Length-time graphs for individual cells before, during, and after antibiotic exposure. At least 20 individual cells per antibiotic treatment were selected for analysis using custom software; the results of each treatment were collated in one graph, with each line representing the length of a single cell over time. Upward deflections of these lines denote increases in length, and abrupt downward deflections indicate division events. The shaded section in each graph denotes the period during which antibiotic-containing medium was used. Lines that end abruptly indicate lysis of the cell under observation.
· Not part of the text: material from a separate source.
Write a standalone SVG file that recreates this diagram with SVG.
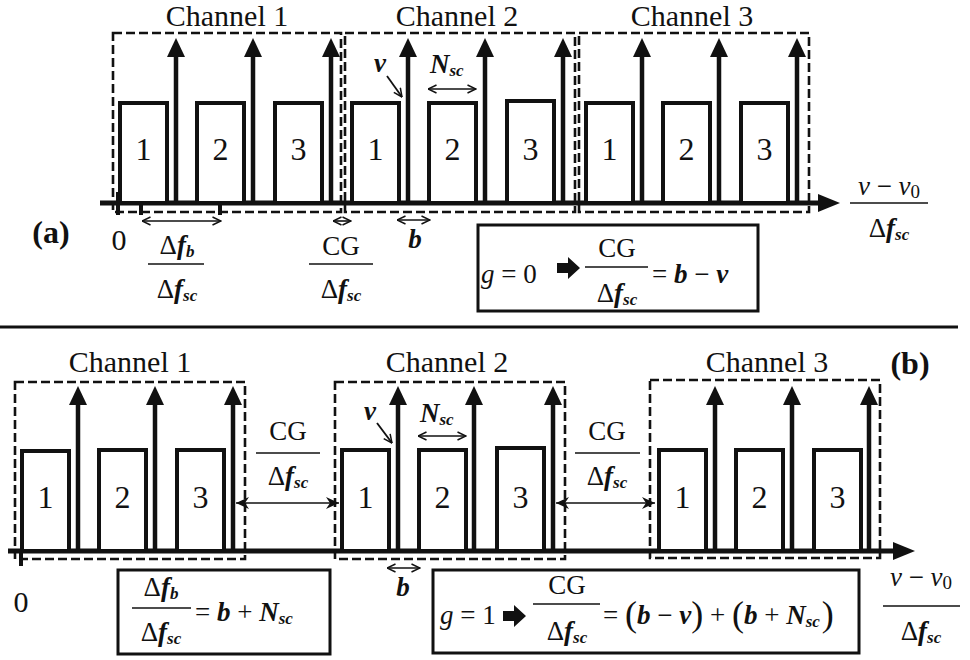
<svg xmlns="http://www.w3.org/2000/svg" xmlns:xlink="http://www.w3.org/1999/xlink" width="970" height="660" viewBox="0 0 970 660">
<style>
text, tspan {font-family:"Liberation Serif","Times New Roman",Times,Tinos,"Noto Serif","DejaVu Serif","FreeSerif","Nimbus Roman",serif;fill:#111;}
.ch{font-size:30px;text-anchor:middle;}
.num{font-size:32px;text-anchor:middle;}
.m{font-size:27px;}
.mc{font-size:27px;text-anchor:middle;}
.bi{font-style:italic;font-weight:bold;}
.it{font-style:italic;}
.sub{font-size:17px;font-style:italic;font-weight:bold;}
.lab{font-size:32px;font-weight:bold;text-anchor:middle;}
.par{font-size:36px;}
.sc{fill:#fff;stroke:#111;stroke-width:4;}
.dash{fill:none;stroke:#111;stroke-width:2.6;stroke-dasharray:9 4;}
.axis{stroke:#111;stroke-width:5;fill:none;}
.thin{stroke:#111;stroke-width:1.6;fill:none;marker-start:url(#op);marker-end:url(#op);}
.fb{stroke:#111;stroke-width:1.6;fill:none;marker-start:url(#fl);marker-end:url(#fl);}
.bar{stroke:#111;stroke-width:1.6;}
.box{fill:#fff;stroke:#111;stroke-width:3;}
.tick{stroke:#111;stroke-width:4;}
</style>
<defs>
<marker id="op" viewBox="0 0 10 10" refX="9.5" refY="5" markerWidth="10" markerHeight="10" markerUnits="userSpaceOnUse" orient="auto-start-reverse"><path d="M1,1 L9.5,5 L1,9" fill="none" stroke="#111" stroke-width="1.5"/></marker>
<marker id="fl" viewBox="0 0 14 12" refX="13" refY="6" markerWidth="14" markerHeight="12" markerUnits="userSpaceOnUse" orient="auto-start-reverse"><path d="M0,0 L13,6 L0,12 L4,6 z" fill="#111"/></marker>
<g id="car"><line x1="0" y1="0" x2="0" y2="-148" stroke="#111" stroke-width="4.5"/><polygon points="-9,-146 9,-146 0,-165" fill="#111"/></g>
<polygon id="blk" points="0,-5 11,-5 11,-11 23,0 11,11 11,5 0,5" fill="#111"/>
</defs>

<!-- ===== Panel (a) ===== -->
<g id="a-axis">
<line class="axis" x1="100" y1="203" x2="822" y2="203"/>
<polygon points="818,194 840,203 818,212" fill="#111"/>
<line class="tick" x1="118" y1="192" x2="118" y2="215"/>
<line class="tick" x1="141" y1="192" x2="141" y2="215"/>
<line class="tick" x1="220" y1="192" x2="220" y2="215"/>
<text x="119" y="250" style="font-size:30px" text-anchor="middle">0</text>
<text class="lab" x="51" y="243">(a)</text>
<text class="mc" x="889" y="195"><tspan class="it">ν</tspan> − <tspan class="it">ν</tspan><tspan font-size="19" dy="3">0</tspan></text>
<line class="bar" x1="850" y1="203" x2="928" y2="203"/>
<text class="mc" x="889" y="237">Δ<tspan class="bi">f</tspan><tspan class="sub" dy="3">sc</tspan></text>
</g>

<g id="a-ch1">
<rect class="dash" x="113" y="33" width="228" height="179"/>
<text class="ch" x="227" y="26">Channel 1</text>
<rect class="sc" x="120" y="103" width="47" height="100"/><text class="num" x="143.5" y="160">1</text>
<rect class="sc" x="197" y="103" width="47" height="100"/><text class="num" x="220.5" y="160">2</text>
<rect class="sc" x="275" y="103" width="47" height="100"/><text class="num" x="298.5" y="160">3</text>
<use xlink:href="#car" x="176" y="203"/><use xlink:href="#car" x="253" y="203"/><use xlink:href="#car" x="331" y="203"/>
</g>
<g id="a-ch2">
<rect class="dash" x="345" y="33" width="230" height="179"/>
<text class="ch" x="457" y="26">Channel 2</text>
<rect class="sc" x="352" y="103" width="47" height="100"/><text class="num" x="375.5" y="160">1</text>
<rect class="sc" x="429" y="103" width="47" height="100"/><text class="num" x="452.5" y="160">2</text>
<rect class="sc" x="507" y="101" width="47" height="102"/><text class="num" x="530.5" y="160">3</text>
<use xlink:href="#car" x="408" y="203"/><use xlink:href="#car" x="485" y="203"/><use xlink:href="#car" x="563" y="203"/>
</g>
<g id="a-ch3">
<rect class="dash" x="579" y="33" width="230" height="179"/>
<text class="ch" x="692" y="26">Channel 3</text>
<rect class="sc" x="586" y="103" width="47" height="100"/><text class="num" x="609.5" y="160">1</text>
<rect class="sc" x="663" y="103" width="47" height="100"/><text class="num" x="686.5" y="160">2</text>
<rect class="sc" x="741" y="103" width="47" height="100"/><text class="num" x="764.5" y="160">3</text>
<use xlink:href="#car" x="642" y="203"/><use xlink:href="#car" x="719" y="203"/><use xlink:href="#car" x="797" y="203"/>
</g>

<g id="a-labels">
<text class="mc" x="177" y="254">Δ<tspan class="bi">f</tspan><tspan class="sub" dy="3">b</tspan></text>
<line class="bar" x1="148" y1="264" x2="204" y2="264"/>
<text class="mc" x="177" y="298">Δ<tspan class="bi">f</tspan><tspan class="sub" dy="3">sc</tspan></text>
<text class="mc" x="341" y="255">CG</text>
<line class="bar" x1="309" y1="264" x2="373" y2="264"/>
<text class="mc" x="341" y="298">Δ<tspan class="bi">f</tspan><tspan class="sub" dy="3">sc</tspan></text>
<text class="m bi" x="380" y="72" text-anchor="middle">v</text>
<text class="m" x="430" y="73"><tspan class="bi">N</tspan><tspan class="sub" dy="3">sc</tspan></text>
<text class="m bi" x="415" y="248" text-anchor="middle">b</text>
</g>

<g id="a-formula">
<rect class="box" x="478" y="225" width="280" height="86"/>
<text class="m" x="481" y="283"><tspan class="it">g</tspan> = 0</text>
<use xlink:href="#blk" x="557" y="268"/>
<text class="mc" x="617" y="257">CG</text>
<line class="bar" x1="585" y1="267" x2="648" y2="267"/>
<text class="mc" x="617" y="302">Δ<tspan class="bi">f</tspan><tspan class="sub" dy="3">sc</tspan></text>
<text class="m" x="652" y="283">= <tspan class="bi">b</tspan> − <tspan class="bi">v</tspan></text>
</g>

<line id="separator" x1="0" y1="327" x2="958" y2="327" stroke="#111" stroke-width="3"/>

<!-- ===== Panel (b) ===== -->
<g id="b-axis">
<line class="axis" x1="8" y1="551" x2="897" y2="551"/>
<polygon points="893,542 915,551 893,560" fill="#111"/>
<line class="tick" x1="21" y1="551" x2="21" y2="566"/>
<text x="21" y="612" style="font-size:30px" text-anchor="middle">0</text>
<text class="lab" x="910" y="374">(b)</text>
<text class="mc" x="921" y="586"><tspan class="it">ν</tspan> − <tspan class="it">ν</tspan><tspan font-size="19" dy="3">0</tspan></text>
<line class="bar" x1="883" y1="606" x2="960" y2="606"/>
<text class="mc" x="921" y="640">Δ<tspan class="bi">f</tspan><tspan class="sub" dy="3">sc</tspan></text>
</g>

<g id="b-ch1">
<rect class="dash" x="15" y="382" width="230" height="177"/>
<text class="ch" x="130" y="372">Channel 1</text>
<rect class="sc" x="22" y="451" width="47" height="100"/><text class="num" x="45.5" y="508">1</text>
<rect class="sc" x="99" y="450" width="47" height="101"/><text class="num" x="122.5" y="508">2</text>
<rect class="sc" x="177" y="450" width="47" height="101"/><text class="num" x="200.5" y="508">3</text>
<use xlink:href="#car" x="78" y="551"/><use xlink:href="#car" x="155" y="551"/><use xlink:href="#car" x="233" y="551"/>
</g>
<g id="b-ch2">
<rect class="dash" x="335" y="382" width="230" height="177"/>
<text class="ch" x="447" y="372">Channel 2</text>
<rect class="sc" x="342" y="450" width="47" height="101"/><text class="num" x="365.5" y="508">1</text>
<rect class="sc" x="419" y="450" width="47" height="101"/><text class="num" x="442.5" y="508">2</text>
<rect class="sc" x="497" y="448" width="47" height="103"/><text class="num" x="520.5" y="508">3</text>
<use xlink:href="#car" x="398" y="551"/><use xlink:href="#car" x="474" y="551"/><use xlink:href="#car" x="553" y="551"/>
</g>
<g id="b-ch3">
<rect class="dash" x="650" y="380" width="230" height="178"/>
<text class="ch" x="767" y="372">Channel 3</text>
<rect class="sc" x="659" y="450" width="47" height="101"/><text class="num" x="682.5" y="508">1</text>
<rect class="sc" x="736" y="450" width="47" height="101"/><text class="num" x="759.5" y="508">2</text>
<rect class="sc" x="814" y="450" width="47" height="101"/><text class="num" x="837.5" y="508">3</text>
<use xlink:href="#car" x="715" y="551"/><use xlink:href="#car" x="792" y="551"/><use xlink:href="#car" x="869" y="551"/>
</g>

<g id="b-labels">
<text class="mc" x="288" y="440">CG</text>
<line class="bar" x1="256" y1="453" x2="320" y2="453"/>
<text class="mc" x="288" y="485">Δ<tspan class="bi">f</tspan><tspan class="sub" dy="3">sc</tspan></text>
<text class="mc" x="607" y="440">CG</text>
<line class="bar" x1="575" y1="453" x2="640" y2="453"/>
<text class="mc" x="607" y="485">Δ<tspan class="bi">f</tspan><tspan class="sub" dy="3">sc</tspan></text>
<text class="m bi" x="370" y="420" text-anchor="middle">v</text>
<text class="m" x="420" y="422"><tspan class="bi">N</tspan><tspan class="sub" dy="3">sc</tspan></text>
<text class="m bi" x="403" y="596" text-anchor="middle">b</text>
</g>

<g id="b-formula1">
<rect class="box" x="118" y="570" width="212" height="84"/>
<text class="mc" x="161" y="596">Δ<tspan class="bi">f</tspan><tspan class="sub" dy="3">b</tspan></text>
<line class="bar" x1="132" y1="608" x2="191" y2="608"/>
<text class="mc" x="161" y="641">Δ<tspan class="bi">f</tspan><tspan class="sub" dy="3">sc</tspan></text>
<text class="m" x="195" y="621">= <tspan class="bi">b</tspan> + <tspan class="bi">N</tspan><tspan class="sub" dy="3">sc</tspan></text>
</g>

<g id="b-formula2">
<rect class="box" x="433" y="570" width="426" height="83"/>
<text class="m" x="440" y="624"><tspan class="it">g</tspan> = 1</text>
<use xlink:href="#blk" x="503" y="616"/>
<text class="mc" x="567" y="594">CG</text>
<line class="bar" x1="533" y1="604" x2="600" y2="604"/>
<text class="mc" x="567" y="640">Δ<tspan class="bi">f</tspan><tspan class="sub" dy="3">sc</tspan></text>
<text class="m" x="603" y="624">= <tspan class="par" dy="2">(</tspan><tspan class="bi" dy="-2">b</tspan> − <tspan class="bi">v</tspan><tspan class="par" dy="2">)</tspan><tspan dy="-2"> + </tspan><tspan class="par" dy="2">(</tspan><tspan class="bi" dy="-2">b</tspan> + <tspan class="bi">N</tspan><tspan class="sub" dy="3">sc</tspan><tspan class="par" dx="2" dy="-1">)</tspan></text>
</g>

<g id="connectors">
<line class="thin" x1="142" y1="221" x2="221" y2="221"/>
<line class="thin" x1="333" y1="221" x2="351" y2="221"/>
<line class="thin" x1="397" y1="220" x2="430" y2="220"/>
<line class="thin" x1="428" y1="89" x2="476" y2="89"/>
<line x1="387" y1="76" x2="402" y2="97" stroke="#111" stroke-width="1.8" marker-end="url(#op)"/>
<line class="fb" x1="236" y1="503" x2="339" y2="503"/>
<line class="fb" x1="556" y1="503" x2="655" y2="503"/>
<line class="thin" x1="387" y1="568" x2="420" y2="568"/>
<line class="thin" x1="418" y1="436" x2="466" y2="436"/>
<line x1="377" y1="423" x2="392" y2="443" stroke="#111" stroke-width="1.8" marker-end="url(#op)"/>
</g>
</svg>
The analysis of a population subjected to erythromycin alone was problematic due to the formation of long filamentous cells that were drawn out of their growth channels as medium flowed through the primary trench of the device; this reduced the number of cells available for observation for the entire experiment. Furthermore, in the erythromycin panel, the large fluctuations in cell length indicate the increased size to which these cells were observed to grow, as well as the continuation of division events. The antibiotic concentrations used were 25 μg/ml nalidixic acid, 25 μg/ml streptomycin, 12.5 μg/ml tetracycline, 200 μg/ml erythromycin, and 10 μg/ml trimethoprim. (A) Cells treated with the bactericidal drug nalidixic acid either were lysed or were never found to resume division even after the medium had been changed to drug-free broth. (B) Tetracycline was observed to reduce elongation and completely prevent division during antibiotic exposure, while erythromycin only reduced division rates; this resulted in filamentous cells that were still capable of division, albeit at lower rates than cells grown in drug-free broth. (C) The combination of nalidixic acid and tetracycline produced growth dynamics similar to those observed with tetracycline alone. Erythromycin and nalidixic acid, however, induced filamentation and significantly reduced division. Both conditions resulted in large numbers of cells that were found to resume growth upon a return to drug-free broth.

FIG 4

Effects of single and paired antibiotics on cell division and elongation. We extracted the rates of division (A) and elongation (cell length doublings per hour) (B) from each of the individual cells included in our detailed analysis, and we present the distribution of these rates as box plots. Rates for the antibiotic-free LB broth condition were calculated by pooling the division and elongation rates for every individual cell across all conditions prior to drug exposure. Negative elongation rates are from filamentous cells that divide several times without elongation between division events. The boxes span the range between the upper and lower quartiles. Thick lines, medians; whiskers, highest and lowest values still within 1.5 interquartile ranges of the upper and lower quartiles, respectively; ○, data points outside this range.